FACTS AND PROCEDURAL HISTORY

Appellants Robert G. Reynolds and Diamanti Fine Jewelers, LLC, brought the underlying action against respondents Raffi Tufenkjian and Luxury Holdings LV, LLC, Appellants alleged breach of contract, fraud, and tort claims related to their purchase of a jewelry store from respondents, arguing that they relied on respondents’ false representations of the store’s value to their detriment. The district court entered summary judgment for respondents, finding no genuine issues of material fact regarding respondents’ alleged misrepresentations or appellants’ justifiable reliance upon any of respondents’ statements. The district court also awarded respondents $57,941.92 in attorney fees and costs pursuant to a provision in the parties’ contract.

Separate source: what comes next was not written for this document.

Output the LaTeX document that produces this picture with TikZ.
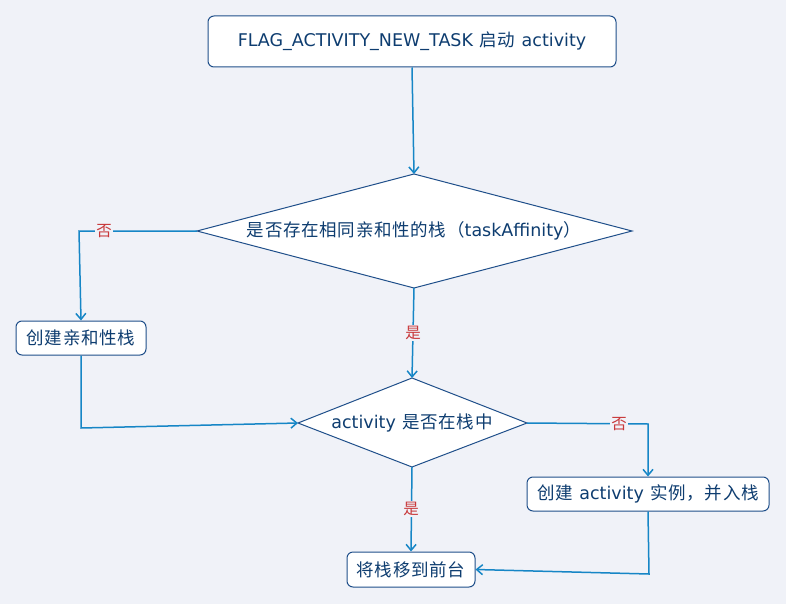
\documentclass[tikz,border=0pt]{standalone}
\usepackage{fontspec}
\setmainfont{DejaVu Sans}
\newfontfamily\cjk[LetterSpace=4]{Noto Sans CJK SC}
\usetikzlibrary{arrows.meta,shapes.geometric}
\definecolor{bgc}{HTML}{F0F2F8}
\definecolor{boxline}{HTML}{1F4F8A}
\definecolor{txt}{HTML}{0E3D70}
\definecolor{arr}{HTML}{1686C6}
\definecolor{lbl}{HTML}{C8383A}
\newcommand{\fs}{\fontsize{17.5}{20}\selectfont}
\newcommand{\gapsp}{\hspace{6.5pt}}
\tikzset{
  x=1pt,y=-1pt,
  box/.style={draw=boxline,line width=1pt,fill=white,rounded corners=6pt,text=txt,font=\fs,inner sep=0pt},
  dshape/.style={draw=boxline,line width=1pt,fill=white},
  dtext/.style={text=txt,font=\fs,inner sep=0pt},
  conn/.style={draw=arr,line width=1.5pt,-{Straight Barb[length=6pt,width=10pt,line width=1.5pt]}},
  lab/.style={fill=bgc,text=lbl,font=\cjk\fontsize{15.5}{17}\selectfont,inner sep=1.5pt}
}
\begin{document}
\begin{tikzpicture}
\fill[bgc] (0,0) rectangle (786,604);
\useasboundingbox (0,0) rectangle (786,604);
% nodes
\node[box,minimum width=408pt,minimum height=51pt] (start) at (412,41.5) {FLAG\_ACTIVITY\_NEW\_TASK\gapsp{\cjk 启动}\gapsp activity};
\draw[dshape] (197,231) -- (414,174) -- (632,231) -- (414,288) -- cycle;
\node[dtext] (d1) at (414,231) {{\cjk 是否存在相同亲和性的栈（}taskAffinity{\cjk ）}};
\coordinate (d1l) at (197,231);
\coordinate (d1t) at (414,174);
\coordinate (d1b) at (414,288);
\node[box,minimum width=130pt,minimum height=34pt] (mk) at (81,338) {\cjk 创建亲和性栈};
\draw[dshape] (298,423) -- (412,378) -- (527,423) -- (412,467) -- cycle;
\node[dtext] (d2) at (412,423) {activity\gapsp{\cjk 是否在栈中}};
\coordinate (d2l) at (298,423);
\coordinate (d2r) at (527,423);
\coordinate (d2t) at (412,378);
\coordinate (d2b) at (412,467);
\node[box,minimum width=242pt,minimum height=34pt] (ci) at (648,494) {{\cjk 创建}\gapsp activity\gapsp{\cjk 实例，并入栈}};
\node[box,minimum width=128pt,minimum height=35pt] (fg) at (411,569.5) {\cjk 将栈移到前台};
% connectors
\draw[conn] (start.south) -- (d1t);
\draw[conn] (d1l) -- (79,231) -- (mk.north);
\node[lab] at (104,231) {否};
\draw[conn] (d1b) -- (d2t);
\node[lab] at (413,333) {是};
\draw[conn] (mk.south) -- (81,428) -- (d2l);
\draw[conn] (d2r) -- (648,424) -- (ci.north);
\node[lab] at (619,424) {否};
\draw[conn] (d2b) -- (fg.north);
\node[lab] at (411,509) {是};
\draw[conn] (ci.south) -- (649,574) -- (fg.east);
\end{tikzpicture}
\end{document}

Appellants appealed the judgment but did not obtain a stay of execution on the award of attorney fees and costs, claiming they could not afford to post a supersedeas bond. While the appeal was pending, respondents obtained a writ of execution, which, in relevant part, allowed them to execute against Reynolds’ personal property. The writ therefore directed the sheriff to "levy and seize upon any and all causes of action, claims, allegations, assertions or defenses of" appellants, including those in the underlying district court action.

At the sheriff’s sale, respondents purchased, for $100, "all the rights, title and interest of" appellants in the district court action. Respondents now move to substitute themselves in place of appellants pursuant to NRAP 43 (allowing substitution of a party on appeal) and to voluntarily dismiss the appeal under NRAP 42(b) (allowing parties to voluntarily dismiss an appeal), on the basis that they now own the claims on appeal. Appellants respond that the Nevada Legislature did not intend for NRS 10.045, which defines personal property to include "things in action," to allow a party to purchase such "things in action" as a means to eliminate a litigant’s appellate rights. They argue that granting the motion would prevent parties who may not have the financial ability to satisfy a contested judgment from asserting their rights to an appeal.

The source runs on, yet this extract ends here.